Rumların Libananco'nun Türkiye'den tazminat talebini AB'nin gündemine taşıması Ankara'nın Güney Kıbrıs Rum Yönetimi'ni tanıdığını ileri sürmek için yeni bir gerekçe arayışı olarak yorumlanıyor. Rumlar, Uluslararası Yatırım Uyuşmazlıkları Merkezi'nin Türkiye'yi yaklaşık 10 milyar dolarlık tazminatı ödemeye mahkum etmesi durumunda, Ankara'nın Kıbrıs Rum Yönetimi'ni tanıdığı yorumunun da mahkemece hükme bağlanabileceğini savunuyor.
Yatırım firması Libananco 2003 yılında, Uzan ailesine ait olan Çukurova Elektrik (ÇEAŞ) ve Kepez'in üçte iki hissesini satın almış; ancak toplam değerleri yaklaşık 16 milyar doları bulan şirketlere Erdoğan hükümeti aynı yıl el koyduğunu açıklamıştı. Libananco davası, Türkiye'nin enerji sektöründeki yabancı yatırımcının korunmasıyla ilgili düzenlemeler getiren Enerji Tüzüğü Paktı'na aykırı hareket ettiği gereçeksiyle Dünya Bankası bünyesindeki Uluslararası Yatırım Uyuşmazlıklarının Çözümü Merkezi'nde hâlâ devam etmekte. Davanın AB sürecini yakından ilgilendiren bir başka boyutu ise hem Güney Kıbrıs'ın hem de Türkiye'nin üyesi bulunduğu Enerji Tüzüğü Paktı'nın, Ankara'nın Rum yönetimini yıllar önce resmen tanımış olduğuna kanıt gösterilmesi. Kıbrıs Rum hükümetinin 1998 yılında taraf olduğu Enerji Tüzüğü Paktı'nı, Türkiye'de 2001 yılında imzalamıştı.
Libananco şirketinin davasını yürüten hukuk ekibinde Türkiye'nin başını daha önce de ağrıtan bir avukat var. Achilleas Demetriades, Rum vatandaşı Titina Loizidou'nun mülkiyet haklarının engellendiği gerekçesi ile Avrupa İnsan Hakları Mahkemesi'nde Türkiye aleyhine açtığı 1.2 milyon euroluk tazminat davasını kazanmasında önemli rol oynamıştı.
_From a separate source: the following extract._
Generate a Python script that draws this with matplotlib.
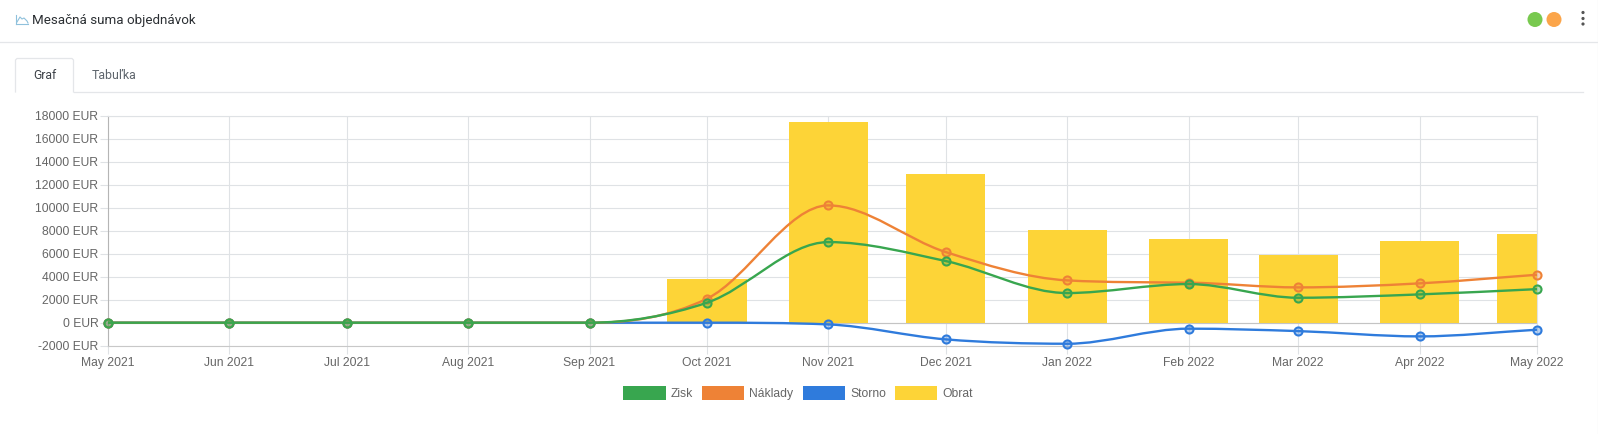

AVRUPA ENERJİ ŞARTI'NIN 10 VE 13'ÜNCÜ MADDESİ NE DİYOR
MADDE 10 Enerji Şartı Konferansı'nın rolü
1- Enerji Şartı Konferansı'nda, bu Protokolla uyumlu olarak alınan tüm kararlar, sadece, bu Protokola da taraf olan Enerji Şartı Anlaşması taraflarınca uygulanacaktır.
2- Enerji Şartı Konferansı, Protokolün yürürlüğe girdiği tarihten itibaren 180 gün içinde, Madde 9'da yer alan işbirliği alanlarının belirlenmesinin yanı sıra raporlama konusu da dahil olmak üzere, söz konusu Protokolün içerdiği hükümlerin uygulanmasını inceleyen ve uygulayan kontrol prosedürlerinin hazırlanmasına gayret edecektir.
MADDE 13 Enerji Şartı Anlaşması ile ilişkiler
1- Bu Protokolün hükümleri ile Enerji Şartı Anlaşması'nın hükümleri arasında uyumsuzluk olduğu takdirde, söz konusu uyumsuzluk giderilene kadar Enerji Şartı Anlaşmasının hükümleri geçerli olacaktır.
2- Madde 10(1) ile Madde 12(1) - 12(3) arasında yer alan hükümler, Enerji Şartı Anlaşması ile oluşturulan Enerji Şartı Konferansı veya Sekreterya gibi kurumların fonksiyonlarına veya görevlerine ilişkin olarak bu Protokola ek olan konulardaki Enerji Şartı Konferansı oylamalarına uygulanmayacaktır.